Permeability Evolution of Porous Sandstone in the Initial Period of Oil Production: Comparison of Well Test and Coreflooding Data

Abstract

Permeability prediction in hydrocarbon production is an important task. The decrease in permeability due to depletion leads to an increase in the time of oil or gas production. Permeability models usually are obtained by various methods, including coreflooding and the field testing of wells. The results of previous studies have shown that permeability has a power-law or exponential dependence on effective pressure; however, the difficulty in predicting permeability is associated with hysteresis, the causes of which remain not fully understood. To model permeability, as well as explain the causes of hysteresis, some authors have used mechanical reservoir models.

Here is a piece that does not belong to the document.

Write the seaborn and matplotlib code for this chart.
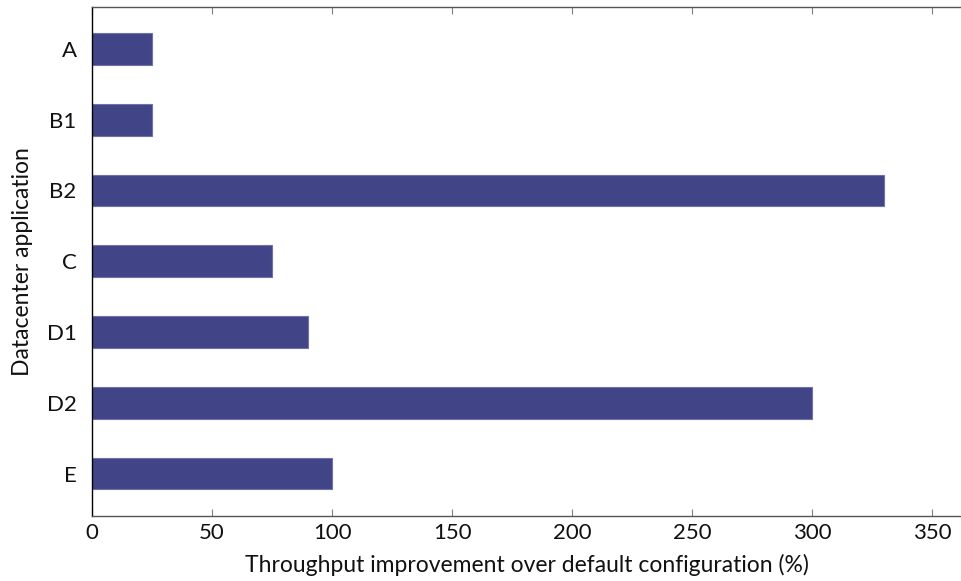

Studies have shown that these models cannot be applied with small fluctuations in effective pressures in the initial period of hydrocarbon production. In this work, based on the analysis of well test data, we came to the conclusion that in the initial period of production under constant thermobaric conditions, the permeability of a slightly clayey terrigenous reservoir depends on the amount of fluid produced. A model has been obtained that describes the change in permeability in the initial period of oil production. Core samples were flooded to confirm the model. Coreflooding showed high convergence of the model obtained from well test data. With computed tomography (CT) and scanning electron microscope (SEM), the properties and structure of the core were studied, and it was found that the main reason for the decrease in the permeability of slightly clayey rocks in the initial period of production is the migration of natural colloids.